Wygrana Lokomotiwu, grali Krychowiak i Wilusz
Lokomotiw Moskwa wraca na właściwe tory. Mistrz Rosji pokonał w piątkowy wieczór FK Rostów (2:1) i przesunął się na czwarte miejsce w tabeli.
Grzegorz Krychowiak mógł się cieszyć się zwycięstwa swojej drużyny (fot. Łukasz Skwiot)
Mecz w Moskwie powinien być z uwagą śledzony przez Jerzego Brzęczka, ponieważ na boisku miało pojawić się dwóch Polaków. Pewniaka do gry w reprezentacji – Grzegorza Krychowiaka, oraz aspirującego do tego, by otrzymać powołanie, a zbierającego niezłe noty za swoje występy w Rosji Macieja Wilusza.
Gdyby tylko był zdrowy, to w akcji moglibyśmy również oglądać Macieja Rybusa. Obrońca Lokomotiwu cały czas uskarża się jednak na problemy z pachwiną i dlatego poczynania swoich kolegów musiał oglądać z wysokości trybun.
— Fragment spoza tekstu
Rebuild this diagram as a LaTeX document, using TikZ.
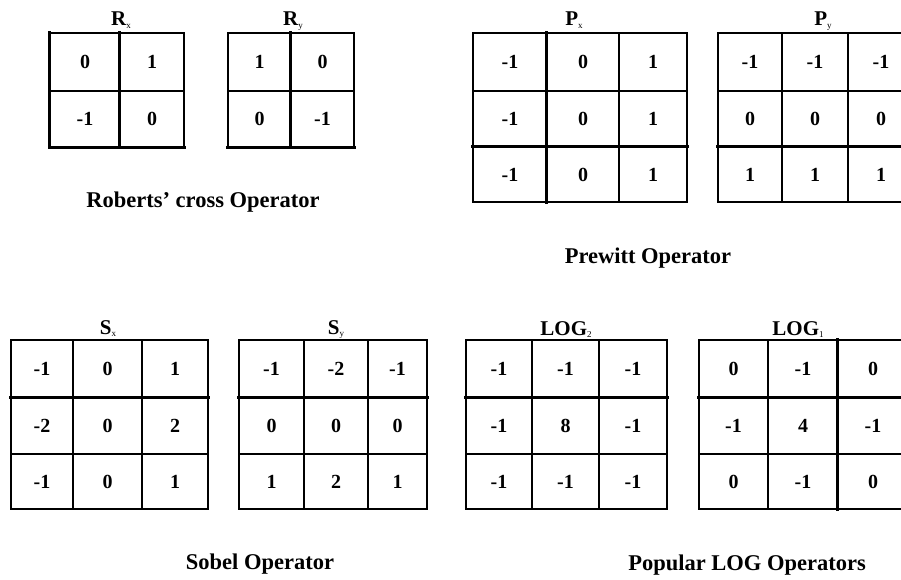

Na otwarcie wyniku w piątkowym spotkaniu czekaliśmy do 26. minuty, a ku uciesze miejscowych kibiców, do siatki trafił Aleksiej Miranczuk. Piłkarz Lokomotiwu przejął wyrzuconą z autu piłkę, wpadł w pole karne z lewej strony i zdecydował się na strzał. Jak się okazało, przymierzył idealnie i zdobył przepięknego gola.
Radość miejscowych nie trwała zbyt długo, ponieważ już kilkadziesiąt sekund później piłkarze z Rostowa doprowadzili do remisu. Po dobrze rozegranym rzucie rożnym i błędach bramkarza oraz obrońców, do futbolówki dopadł Sverrir Ingi Ingason, który mocnym uderzeniem pod poprzeczkę dał gościom wyrównanie.
Mistrz Rosji próbował ponownie objąć prowadzenie, jednak niezbyt duży wkład w tym pościgu po korzystny wynik miał Grzegorz Krychowiak, który prezentował się dość przeciętnie i jeszcze w pierwszej połowie zanotował na swoim koncie kilka strat.
Kibice Lokomotiwu mogli ostatecznie podnieść ręce w geście triumfu. W 60. minucie katastrofalną pomyłkę bramkarza gości wykorzystał Solomon Kwirkwelia, który dopadł do odbitej przez niego piłki i z odległości pięciu metrów skierował ją do siatki.
Wynik zmianie już nie uległ i to gospodarze dopisali na swoje konto trzy punkty. Dzięki tej wygranej mistrz Rosji awansował na czwarte miejsce w tabeli ligi rosyjskiej, wyprzedzając właśnie FK Rostów.
Jeśli zaś chodzi o wspomnianych Krychowiaka i Wilusza, to obaj przebywali na boisku od początku do końca.